Second, I give you Microsoft Word in the Office 365 suite of tools. Is it important that the version of Word be part of the Office 365 suite? Yes. So many new features were rolled out with the update, it’ll make you jump for joy once you understand the exact power of what you subscribed to. You may not know your Word comes with this many tools.

You can:

  • Track editing changes.
  • Revert to an earlier edition.
  • Assign questions to specific people you’ve shared the doc with about verbiage.
  • Mass edit (more than one editor at a time can work simultaneously).
  • Share with several people at once via an email.
  • Provide feedback in the form of notated comments.
  • Collaboratively write/create.
  • Chat with anyone with access, live.
  • See exactly what each person is doing because of colors assigned.
  • Control what ability each person shared with has as far as editing or viewing.
  • Compare a document from another source against one you already have.
  • Get an email every time someone you shared with makes changes.
  • Dictate your document rather than type it.

And SO much more.

Though MS Word doesn’t have apps to help you navigate the cruel world of creating mathematical equations easily, it does have features that help you do that (no app needed).
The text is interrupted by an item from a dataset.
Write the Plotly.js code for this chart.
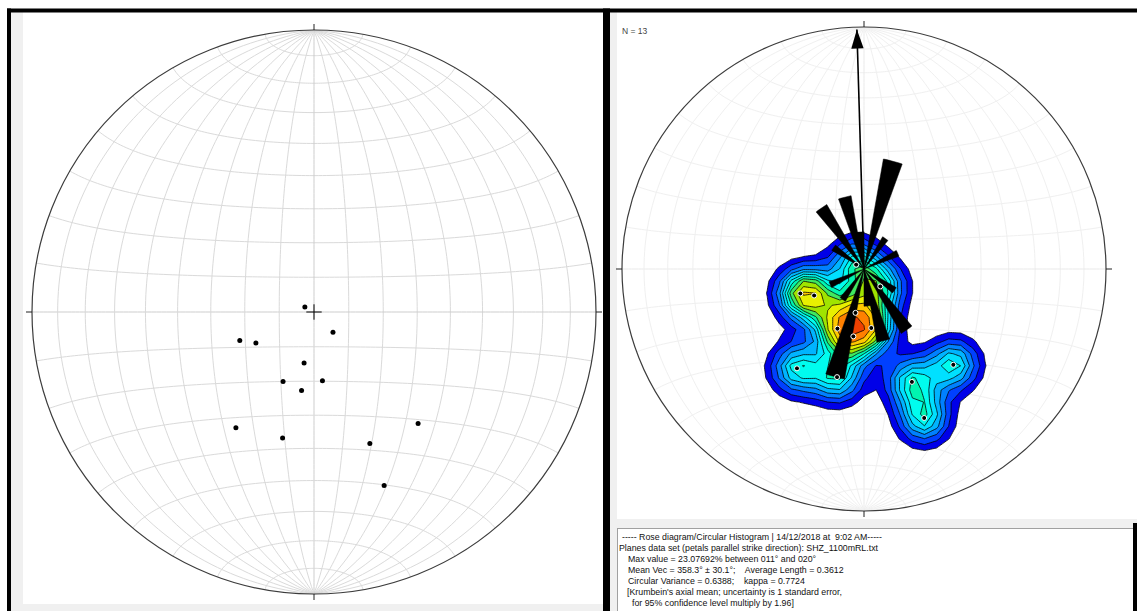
<!DOCTYPE html>
<html><head><meta charset="utf-8">
<script src="https://cdn.plot.ly/plotly-3.0.1.min.js"></script>
<style>html,body{margin:0;padding:0;background:#fff;overflow:hidden}#chart{width:1137px;height:611px}</style>
</head><body><div id="chart"></div>
<script>
// ---------------- data ----------------
// poles to planes (trend, plunge in degrees), lower hemisphere
const poleTrend  = [299, 137, 249, 242, 191, 204, 173, 189, 214, 194, 137, 157, 158];
const polePlunge = [ 87,  82,  67,  71,  75,  68,  70,  67,  49,  52,  45,  48,  34];
// rose diagram (axial, 10 degree bins; each bin mirrored at +180)
const roseBinStart = [10, 30, 60, 120, 140, 160, 170];
const roseCount    = [ 3,  1,  1,   1,   2,   2,   1];
const roseBinWidth = 10;
const roseOuterPct = 50;          // primitive circle = 50 %
const meanVecAzimuth = 358.3;
const nData = 13;
// density contour levels (kernel-sum units)
const densityLevels = [0.16, 0.32, 0.48, 0.64, 0.78, 0.92, 1.04, 1.18, 1.34, 1.52, 1.75, 2.10, 2.50];
const infoLines = [
  "----- Rose diagram/Circular Histogram | 14/12/2018 at \u00a09:02 AM-----",
  "Planes data set (petals parallel strike direction): SHZ_1100mRL.txt",
  "Max value = 23.07692% between 011\u00b0 and 020\u00b0",
  "Mean Vec = 358.3\u00b0 \u00b1 30.1\u00b0;\u00a0\u00a0\u00a0 Average Length = 0.3612",
  "Circular Variance = 0.6388;\u00a0\u00a0\u00a0 kappa = 0.7724",
  "[Krumbein's axial mean; uncertainty is 1 standard error,",
  "for 95% confidence level multiply by 1.96]"
];

// ---------------- geometry helpers ----------------
const W = 1137, H = 611;
const D2R = Math.PI / 180;
function projVec(e, n, d) { const k = 1 / Math.sqrt(1 + d); return [e * k, n * k]; } // equal-area, lower hemisphere
function projLine(tr, pl) {
  const t = tr * D2R, p = pl * D2R;
  return projVec(Math.sin(t) * Math.cos(p), Math.cos(t) * Math.cos(p), Math.sin(p));
}
function netCurves() {
  const out = [], N = 120;
  for (let a = 10; a < 180; a += 10) {
    const ca = Math.cos(a * D2R), sa = Math.sin(a * D2R);
    const gc = [], sc = [];
    for (let i = 0; i <= N; i++) {
      const t = Math.PI * i / N, ct = Math.cos(t), st = Math.sin(t);
      gc.push(projVec(st * ca, ct, st * sa));
      sc.push(projVec(sa * ct, ca, sa * st));
    }
    out.push({ pts: gc, main: a === 90 }, { pts: sc, main: a === 90 });
  }
  return out;
}
function pathOf(pts) { return 'M' + pts.map(p => p[0].toFixed(5) + ',' + p[1].toFixed(5)).join('L'); }

// panel geometry (pixel centre and radius of each primitive circle)
const L = { cx: 314, cy: 312, R: 282 };
const Rt = { cx: 864, cy: 269, R: 242 };
function rangesFor(p) {
  return { x: [(0 - p.cx) / p.R, (W - p.cx) / p.R], y: [(p.cy - H) / p.R, p.cy / p.R] };
}
const rl = rangesFor(L), rr = rangesFor(Rt);

const shapes = [];
const curves = netCurves();
curves.forEach(c => {
  shapes.push({ type: 'path', xref: 'x', yref: 'y', path: pathOf(c.pts), layer: 'below',
    line: { color: c.main ? '#cdcdcd' : '#dadada', width: 1 } });
  shapes.push({ type: 'path', xref: 'x2', yref: 'y2', path: pathOf(c.pts), layer: 'below',
    line: { color: c.main ? '#e9e9e9' : '#f0f0f0', width: 1 } });
});
[['x', 'y', L], ['x2', 'y2', Rt]].forEach(([xr, yr, p]) => {
  shapes.push({ type: 'circle', xref: xr, yref: yr, x0: -1, x1: 1, y0: -1, y1: 1,
    line: { color: '#3c3c3c', width: 1.2 } });
  const tl = 6 / p.R;
  [[0, 1], [1, 0], [0, -1], [-1, 0]].forEach(([dx, dy]) => {
    shapes.push({ type: 'line', xref: xr, yref: yr, x0: dx, y0: dy, x1: dx * (1 + tl), y1: dy * (1 + tl),
      line: { color: '#222', width: 1 } });
  });
});
// window frame
function rectPx(x0, y0, x1, y1, color, layer) {
  shapes.push({ type: 'rect', xref: 'paper', yref: 'paper', x0: x0 / W, x1: x1 / W, y0: 1 - y1 / H, y1: 1 - y0 / H,
    fillcolor: color, line: { width: 0 }, layer: layer || 'above' });
}
rectPx(11, 12, 23, 611, '#f0f0f0', 'below');
rectPx(11, 604, 603, 611, '#f0f0f0', 'below');
rectPx(610, 12, 617, 611, '#f0f0f0', 'below');
rectPx(617, 519, 1137, 528, '#f0f0f0', 'below');
rectPx(617, 528, 1133, 611, '#ffffff', 'above');
rectPx(617, 528, 1133, 529, '#a0a0a0', 'above');
rectPx(617, 528, 618, 611, '#a0a0a0', 'above');
rectPx(7, 8.5, 1137, 12.5, '#000000', 'above');
rectPx(7, 8.5, 11, 611, '#000000', 'above');
rectPx(603, 8.5, 610, 611, '#000000', 'above');
rectPx(1133, 523, 1137, 611, '#000000', 'above');

// ---------------- traces ----------------
const P = poleTrend.map((t, i) => projLine(t, polePlunge[i]));
const px = P.map(p => p[0]), py = P.map(p => p[1]);

// density grid (gaussian kernel in the projection plane), mapped to level index
const sig = 17 / Rt.R, nG = 41;
function levelIndex(s) {
  const lv = densityLevels;
  if (s <= lv[0]) return -1.5 + 1.5 * s / lv[0];
  for (let k = 1; k < lv.length; k++) {
    if (s <= lv[k]) return (k - 1) + (s - lv[k - 1]) / (lv[k] - lv[k - 1]);
  }
  const n = lv.length;
  return (n - 1) + (s - lv[n - 1]) / (lv[n - 1] - lv[n - 2]);
}
const gx = [], gy = [];
for (let i = 0; i < nG; i++) { gx.push(-1 + 2 * i / (nG - 1)); gy.push(-1 + 2 * i / (nG - 1)); }
const z = gy.map(yv => gx.map(xv => {
  let s = 0;
  for (let k = 0; k < P.length; k++) {
    const d2 = (xv - px[k]) ** 2 + (yv - py[k]) ** 2;
    s += Math.exp(-d2 / (2 * sig * sig));
  }
  return levelIndex(s);
}));
const bandColors = ['rgba(255,255,255,0)', '#0000e8', '#0040ff', '#0080ff', '#00b4ff', '#00e0ff', '#00fcee',
  '#00f5b0', '#40e860', '#a0e400', '#e8f000', '#ffc800', '#ff8000', '#f04000'];
const nc = bandColors.length - 1;
const cscale = [];
bandColors.forEach((c, j) => {
  cscale.push([Math.max(0, (j - 0.5) / nc), c], [Math.min(1, (j + 0.5) / nc), c]);
});

// rose petals
const rx = [], ry = [];
roseBinStart.forEach((b, i) => {
  const r = (roseCount[i] / nData * 100) / roseOuterPct;
  [0, 180].forEach(off => {
    rx.push(0); ry.push(0);
    for (let k = 0; k <= 6; k++) {
      const a = (b + off + roseBinWidth * k / 6) * D2R;
      rx.push(r * Math.sin(a)); ry.push(r * Math.cos(a));
    }
    rx.push(0); ry.push(0); rx.push(null); ry.push(null);
  });
});
const tip = [0.99 * Math.sin(meanVecAzimuth * D2R), 0.99 * Math.cos(meanVecAzimuth * D2R)];

const data = [
  { type: 'scatter', mode: 'markers', x: px, y: py, xaxis: 'x', yaxis: 'y', hoverinfo: 'skip',
    marker: { color: '#000', size: 5 } },
  { type: 'scatter', mode: 'markers', x: [0], y: [0], xaxis: 'x', yaxis: 'y', hoverinfo: 'skip',
    marker: { symbol: 'cross-thin', size: 11, line: { color: '#000', width: 1 } } },
  { type: 'contour', x: gx, y: gy, z: z, xaxis: 'x2', yaxis: 'y2', autocontour: false, hoverinfo: 'skip',
    contours: { start: 0, end: nc - 1, size: 1, coloring: 'fill', showlines: true },
    line: { color: '#000', width: 0.8, smoothing: 0 }, colorscale: cscale, showscale: false },
  { type: 'scatter', mode: 'lines', x: rx, y: ry, xaxis: 'x2', yaxis: 'y2', fill: 'toself', fillcolor: '#000',
    line: { color: '#000', width: 0.5 }, hoverinfo: 'skip' },
  { type: 'scatter', mode: 'lines', x: [0, tip[0]], y: [0, tip[1]], xaxis: 'x2', yaxis: 'y2',
    line: { color: '#000', width: 1.6 }, hoverinfo: 'skip' },
  { type: 'scatter', mode: 'markers', x: [tip[0]], y: [tip[1]], xaxis: 'x2', yaxis: 'y2', hoverinfo: 'skip',
    marker: { symbol: 'arrow', size: 20, angle: meanVecAzimuth, color: '#000', line: { width: 0 } } },
  { type: 'scatter', mode: 'markers', x: px, y: py, xaxis: 'x2', yaxis: 'y2', hoverinfo: 'skip',
    marker: { color: '#000', size: 5, line: { color: '#fff', width: 1 } } }
];

// ---------------- text ----------------
const infoX = [620, 617, 626, 626, 626, 625, 630];
const infoY = [537, 547.5, 558.5, 569.5, 580.5, 591.5, 603];
const annotations = infoLines.map((t, i) => ({
  text: t, xref: 'paper', yref: 'paper', x: infoX[i] / W, y: 1 - infoY[i] / H,
  xanchor: 'left', yanchor: 'middle', showarrow: false,
  font: { family: 'Liberation Sans, Arial, sans-serif', size: 8.8, color: '#111' }
}));
annotations.push({ text: 'N = ' + nData, xref: 'paper', yref: 'paper', x: 620 / W, y: 1 - 31 / H,
  xanchor: 'left', yanchor: 'middle', showarrow: false,
  font: { family: 'Liberation Sans, Arial, sans-serif', size: 8.5, color: '#444' } });

const ax = (r, extra) => Object.assign({ range: r, visible: false, fixedrange: true, domain: [0, 1] }, extra || {});
const layout = {
  width: W, height: H, margin: { l: 0, r: 0, t: 0, b: 0, pad: 0 },
  paper_bgcolor: '#fff', plot_bgcolor: 'rgba(0,0,0,0)', showlegend: false, hovermode: false,
  xaxis: ax(rl.x), yaxis: ax(rl.y),
  xaxis2: ax(rr.x, { anchor: 'y2' }), yaxis2: ax(rr.y, { anchor: 'x2' }),
  shapes: shapes, annotations: annotations
};
Plotly.newPlot('chart', data, layout, { staticPlot: true, displayModeBar: false });
</script></body></html>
You just have to know how to use the Insert tab.

There’s a couple of limits to each of these things, and one is that you have to save the document to the web. With Drive, you create it right on the web, so there’s no uploading, but with Word, you have to upload/save it to your OneDrive (somewhere everyone can access it). When you open the document again, you have to ensure you’re doing it from the OneDrive file or you’ll have to save, share, and set limits again.

That becomes a little cumbersome if you’re new to the process.

Also, there aren’t previous versions of the document stored with Word, and if you lose something, you’re probably out of luck. With Drive, you can contact Google, and they’re pretty adept at retrieving something you accidentally deleted (if you’re quick on the draw).

Drive doesn’t allow dictation (yet), but Word does.

Both allow you to translate to other languages, but the results are less than stellar (do not recommend). Both also have robust help sections if you get stuck.

These two programs can take your collaboration and productivity to the next level, so dive on in there and give them a try. It can’t hurt.

I hope this helps you in some small way during this difficult time and beyond.